Required work
Please quote every line word for word.

- - - - - - -

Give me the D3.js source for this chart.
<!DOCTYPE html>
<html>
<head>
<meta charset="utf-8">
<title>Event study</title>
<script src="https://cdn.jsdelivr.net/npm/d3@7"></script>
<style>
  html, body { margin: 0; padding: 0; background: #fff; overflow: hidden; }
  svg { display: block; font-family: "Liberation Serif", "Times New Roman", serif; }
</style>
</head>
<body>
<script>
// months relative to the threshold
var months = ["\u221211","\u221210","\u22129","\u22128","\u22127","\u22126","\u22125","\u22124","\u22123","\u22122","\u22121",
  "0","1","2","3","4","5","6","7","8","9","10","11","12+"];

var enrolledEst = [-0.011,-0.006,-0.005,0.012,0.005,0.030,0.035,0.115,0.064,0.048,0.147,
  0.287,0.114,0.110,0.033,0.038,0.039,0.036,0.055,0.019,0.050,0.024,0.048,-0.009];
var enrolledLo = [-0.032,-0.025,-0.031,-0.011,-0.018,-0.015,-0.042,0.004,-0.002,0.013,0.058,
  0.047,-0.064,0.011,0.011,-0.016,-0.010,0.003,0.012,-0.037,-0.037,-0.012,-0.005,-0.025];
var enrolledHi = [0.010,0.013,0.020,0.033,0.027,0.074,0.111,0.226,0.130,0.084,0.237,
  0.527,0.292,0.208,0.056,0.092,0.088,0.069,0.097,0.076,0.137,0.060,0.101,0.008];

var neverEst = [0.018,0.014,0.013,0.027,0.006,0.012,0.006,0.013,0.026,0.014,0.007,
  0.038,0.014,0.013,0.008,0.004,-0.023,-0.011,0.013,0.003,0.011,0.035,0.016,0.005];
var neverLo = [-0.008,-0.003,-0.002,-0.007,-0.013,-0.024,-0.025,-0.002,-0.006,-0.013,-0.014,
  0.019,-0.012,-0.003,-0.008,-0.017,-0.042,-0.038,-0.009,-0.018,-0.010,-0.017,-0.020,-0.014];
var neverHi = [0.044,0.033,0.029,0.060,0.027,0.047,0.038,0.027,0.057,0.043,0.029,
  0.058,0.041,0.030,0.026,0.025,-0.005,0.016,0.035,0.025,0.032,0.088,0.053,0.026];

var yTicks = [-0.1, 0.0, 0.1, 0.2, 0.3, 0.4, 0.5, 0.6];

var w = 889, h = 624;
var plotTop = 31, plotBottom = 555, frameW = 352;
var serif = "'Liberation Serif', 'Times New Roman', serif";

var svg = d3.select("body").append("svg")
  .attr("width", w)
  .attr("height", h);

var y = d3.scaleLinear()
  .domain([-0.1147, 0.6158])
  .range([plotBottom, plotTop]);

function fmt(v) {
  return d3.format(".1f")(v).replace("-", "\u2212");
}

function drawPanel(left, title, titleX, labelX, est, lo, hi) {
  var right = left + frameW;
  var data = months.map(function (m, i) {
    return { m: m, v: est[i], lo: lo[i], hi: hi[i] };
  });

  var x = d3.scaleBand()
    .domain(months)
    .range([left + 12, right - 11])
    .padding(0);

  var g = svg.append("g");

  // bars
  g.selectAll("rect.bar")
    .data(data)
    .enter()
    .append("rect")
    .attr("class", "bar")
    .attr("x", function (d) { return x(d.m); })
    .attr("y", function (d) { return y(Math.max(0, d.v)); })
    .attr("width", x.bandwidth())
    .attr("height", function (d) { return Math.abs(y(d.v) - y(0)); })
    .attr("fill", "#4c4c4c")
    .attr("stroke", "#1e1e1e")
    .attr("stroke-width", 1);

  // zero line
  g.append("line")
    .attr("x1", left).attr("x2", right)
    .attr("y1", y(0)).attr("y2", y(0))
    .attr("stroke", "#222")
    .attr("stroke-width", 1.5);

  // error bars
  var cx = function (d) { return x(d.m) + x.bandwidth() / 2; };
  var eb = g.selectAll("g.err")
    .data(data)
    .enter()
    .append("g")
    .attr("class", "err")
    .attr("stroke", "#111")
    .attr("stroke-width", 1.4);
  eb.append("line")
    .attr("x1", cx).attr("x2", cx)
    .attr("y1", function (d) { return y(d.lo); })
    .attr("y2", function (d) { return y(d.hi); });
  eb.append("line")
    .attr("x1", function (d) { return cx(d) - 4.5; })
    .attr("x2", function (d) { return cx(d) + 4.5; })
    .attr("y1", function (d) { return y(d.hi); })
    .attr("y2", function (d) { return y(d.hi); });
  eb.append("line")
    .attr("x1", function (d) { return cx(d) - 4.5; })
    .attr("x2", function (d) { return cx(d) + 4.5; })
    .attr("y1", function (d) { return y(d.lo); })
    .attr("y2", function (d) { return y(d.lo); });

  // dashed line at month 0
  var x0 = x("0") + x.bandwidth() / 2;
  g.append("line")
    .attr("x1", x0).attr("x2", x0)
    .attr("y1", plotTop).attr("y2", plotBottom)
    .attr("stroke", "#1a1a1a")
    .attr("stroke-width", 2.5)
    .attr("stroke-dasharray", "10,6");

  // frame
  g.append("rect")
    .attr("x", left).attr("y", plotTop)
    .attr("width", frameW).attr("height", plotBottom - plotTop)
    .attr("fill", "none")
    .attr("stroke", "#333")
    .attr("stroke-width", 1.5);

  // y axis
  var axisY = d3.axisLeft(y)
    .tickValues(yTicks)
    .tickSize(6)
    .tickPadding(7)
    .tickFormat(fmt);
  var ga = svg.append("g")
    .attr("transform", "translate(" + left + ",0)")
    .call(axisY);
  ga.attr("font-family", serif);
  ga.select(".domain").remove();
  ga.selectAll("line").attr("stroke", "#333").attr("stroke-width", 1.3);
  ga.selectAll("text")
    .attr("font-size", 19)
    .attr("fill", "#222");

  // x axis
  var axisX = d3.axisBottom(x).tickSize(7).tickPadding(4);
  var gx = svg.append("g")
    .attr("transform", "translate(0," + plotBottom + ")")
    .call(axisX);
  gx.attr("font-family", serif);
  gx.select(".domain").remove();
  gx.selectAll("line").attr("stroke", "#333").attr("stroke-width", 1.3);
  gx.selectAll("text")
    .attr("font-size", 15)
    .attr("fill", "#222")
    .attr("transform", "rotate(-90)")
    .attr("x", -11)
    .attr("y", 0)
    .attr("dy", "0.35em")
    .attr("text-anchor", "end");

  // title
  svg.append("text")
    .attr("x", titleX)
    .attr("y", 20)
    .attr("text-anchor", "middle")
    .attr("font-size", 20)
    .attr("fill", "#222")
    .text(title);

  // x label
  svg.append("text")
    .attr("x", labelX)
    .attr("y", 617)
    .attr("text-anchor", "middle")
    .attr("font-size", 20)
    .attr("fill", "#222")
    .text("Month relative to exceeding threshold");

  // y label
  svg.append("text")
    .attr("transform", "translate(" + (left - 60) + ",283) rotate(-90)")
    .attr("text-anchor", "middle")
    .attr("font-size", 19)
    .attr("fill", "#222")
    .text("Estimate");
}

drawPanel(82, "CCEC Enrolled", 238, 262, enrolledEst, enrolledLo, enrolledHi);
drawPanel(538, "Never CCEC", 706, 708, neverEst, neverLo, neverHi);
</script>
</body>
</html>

- - - - - - -

Solved problem
Give me the D3.js source for this chart.
<!DOCTYPE html>
<html>
<head>
<meta charset="utf-8">
<title>Event study</title>
<script src="https://cdn.jsdelivr.net/npm/d3@7"></script>
<style>
  html, body { margin: 0; padding: 0; background: #fff; overflow: hidden; }
  svg { display: block; font-family: "Liberation Serif", "Times New Roman", serif; }
</style>
</head>
<body>
<script>
// months relative to the threshold
var months = ["\u221211","\u221210","\u22129","\u22128","\u22127","\u22126","\u22125","\u22124","\u22123","\u22122","\u22121",
  "0","1","2","3","4","5","6","7","8","9","10","11","12+"];

var enrolledEst = [-0.011,-0.006,-0.005,0.012,0.005,0.030,0.035,0.115,0.064,0.048,0.147,
  0.287,0.114,0.110,0.033,0.038,0.039,0.036,0.055,0.019,0.050,0.024,0.048,-0.009];
var enrolledLo = [-0.032,-0.025,-0.031,-0.011,-0.018,-0.015,-0.042,0.004,-0.002,0.013,0.058,
  0.047,-0.064,0.011,0.011,-0.016,-0.010,0.003,0.012,-0.037,-0.037,-0.012,-0.005,-0.025];
var enrolledHi = [0.010,0.013,0.020,0.033,0.027,0.074,0.111,0.226,0.130,0.084,0.237,
  0.527,0.292,0.208,0.056,0.092,0.088,0.069,0.097,0.076,0.137,0.060,0.101,0.008];

var neverEst = [0.018,0.014,0.013,0.027,0.006,0.012,0.006,0.013,0.026,0.014,0.007,
  0.038,0.014,0.013,0.008,0.004,-0.023,-0.011,0.013,0.003,0.011,0.035,0.016,0.005];
var neverLo = [-0.008,-0.003,-0.002,-0.007,-0.013,-0.024,-0.025,-0.002,-0.006,-0.013,-0.014,
  0.019,-0.012,-0.003,-0.008,-0.017,-0.042,-0.038,-0.009,-0.018,-0.010,-0.017,-0.020,-0.014];
var neverHi = [0.044,0.033,0.029,0.060,0.027,0.047,0.038,0.027,0.057,0.043,0.029,
  0.058,0.041,0.030,0.026,0.025,-0.005,0.016,0.035,0.025,0.032,0.088,0.053,0.026];

var yTicks = [-0.1, 0.0, 0.1, 0.2, 0.3, 0.4, 0.5, 0.6];

var w = 889, h = 624;
var plotTop = 31, plotBottom = 555, frameW = 352;
var serif = "'Liberation Serif', 'Times New Roman', serif";

var svg = d3.select("body").append("svg")
  .attr("width", w)
  .attr("height", h);

var y = d3.scaleLinear()
  .domain([-0.1147, 0.6158])
  .range([plotBottom, plotTop]);

function fmt(v) {
  return d3.format(".1f")(v).replace("-", "\u2212");
}

function drawPanel(left, title, titleX, labelX, est, lo, hi) {
  var right = left + frameW;
  var data = months.map(function (m, i) {
    return { m: m, v: est[i], lo: lo[i], hi: hi[i] };
  });

  var x = d3.scaleBand()
    .domain(months)
    .range([left + 12, right - 11])
    .padding(0);

  var g = svg.append("g");

  // bars
  g.selectAll("rect.bar")
    .data(data)
    .enter()
    .append("rect")
    .attr("class", "bar")
    .attr("x", function (d) { return x(d.m); })
    .attr("y", function (d) { return y(Math.max(0, d.v)); })
    .attr("width", x.bandwidth())
    .attr("height", function (d) { return Math.abs(y(d.v) - y(0)); })
    .attr("fill", "#4c4c4c")
    .attr("stroke", "#1e1e1e")
    .attr("stroke-width", 1);

  // zero line
  g.append("line")
    .attr("x1", left).attr("x2", right)
    .attr("y1", y(0)).attr("y2", y(0))
    .attr("stroke", "#222")
    .attr("stroke-width", 1.5);

  // error bars
  var cx = function (d) { return x(d.m) + x.bandwidth() / 2; };
  var eb = g.selectAll("g.err")
    .data(data)
    .enter()
    .append("g")
    .attr("class", "err")
    .attr("stroke", "#111")
    .attr("stroke-width", 1.4);
  eb.append("line")
    .attr("x1", cx).attr("x2", cx)
    .attr("y1", function (d) { return y(d.lo); })
    .attr("y2", function (d) { return y(d.hi); });
  eb.append("line")
    .attr("x1", function (d) { return cx(d) - 4.5; })
    .attr("x2", function (d) { return cx(d) + 4.5; })
    .attr("y1", function (d) { return y(d.hi); })
    .attr("y2", function (d) { return y(d.hi); });
  eb.append("line")
    .attr("x1", function (d) { return cx(d) - 4.5; })
    .attr("x2", function (d) { return cx(d) + 4.5; })
    .attr("y1", function (d) { return y(d.lo); })
    .attr("y2", function (d) { return y(d.lo); });

  // dashed line at month 0
  var x0 = x("0") + x.bandwidth() / 2;
  g.append("line")
    .attr("x1", x0).attr("x2", x0)
    .attr("y1", plotTop).attr("y2", plotBottom)
    .attr("stroke", "#1a1a1a")
    .attr("stroke-width", 2.5)
    .attr("stroke-dasharray", "10,6");

  // frame
  g.append("rect")
    .attr("x", left).attr("y", plotTop)
    .attr("width", frameW).attr("height", plotBottom - plotTop)
    .attr("fill", "none")
    .attr("stroke", "#333")
    .attr("stroke-width", 1.5);

  // y axis
  var axisY = d3.axisLeft(y)
    .tickValues(yTicks)
    .tickSize(6)
    .tickPadding(7)
    .tickFormat(fmt);
  var ga = svg.append("g")
    .attr("transform", "translate(" + left + ",0)")
    .call(axisY);
  ga.attr("font-family", serif);
  ga.select(".domain").remove();
  ga.selectAll("line").attr("stroke", "#333").attr("stroke-width", 1.3);
  ga.selectAll("text")
    .attr("font-size", 19)
    .attr("fill", "#222");

  // x axis
  var axisX = d3.axisBottom(x).tickSize(7).tickPadding(4);
  var gx = svg.append("g")
    .attr("transform", "translate(0," + plotBottom + ")")
    .call(axisX);
  gx.attr("font-family", serif);
  gx.select(".domain").remove();
  gx.selectAll("line").attr("stroke", "#333").attr("stroke-width", 1.3);
  gx.selectAll("text")
    .attr("font-size", 15)
    .attr("fill", "#222")
    .attr("transform", "rotate(-90)")
    .attr("x", -11)
    .attr("y", 0)
    .attr("dy", "0.35em")
    .attr("text-anchor", "end");

  // title
  svg.append("text")
    .attr("x", titleX)
    .attr("y", 20)
    .attr("text-anchor", "middle")
    .attr("font-size", 20)
    .attr("fill", "#222")
    .text(title);

  // x label
  svg.append("text")
    .attr("x", labelX)
    .attr("y", 617)
    .attr("text-anchor", "middle")
    .attr("font-size", 20)
    .attr("fill", "#222")
    .text("Month relative to exceeding threshold");

  // y label
  svg.append("text")
    .attr("transform", "translate(" + (left - 60) + ",283) rotate(-90)")
    .attr("text-anchor", "middle")
    .attr("font-size", 19)
    .attr("fill", "#222")
    .text("Estimate");
}

drawPanel(82, "CCEC Enrolled", 238, 262, enrolledEst, enrolledLo, enrolledHi);
drawPanel(538, "Never CCEC", 706, 708, neverEst, neverLo, neverHi);
</script>
</body>
</html>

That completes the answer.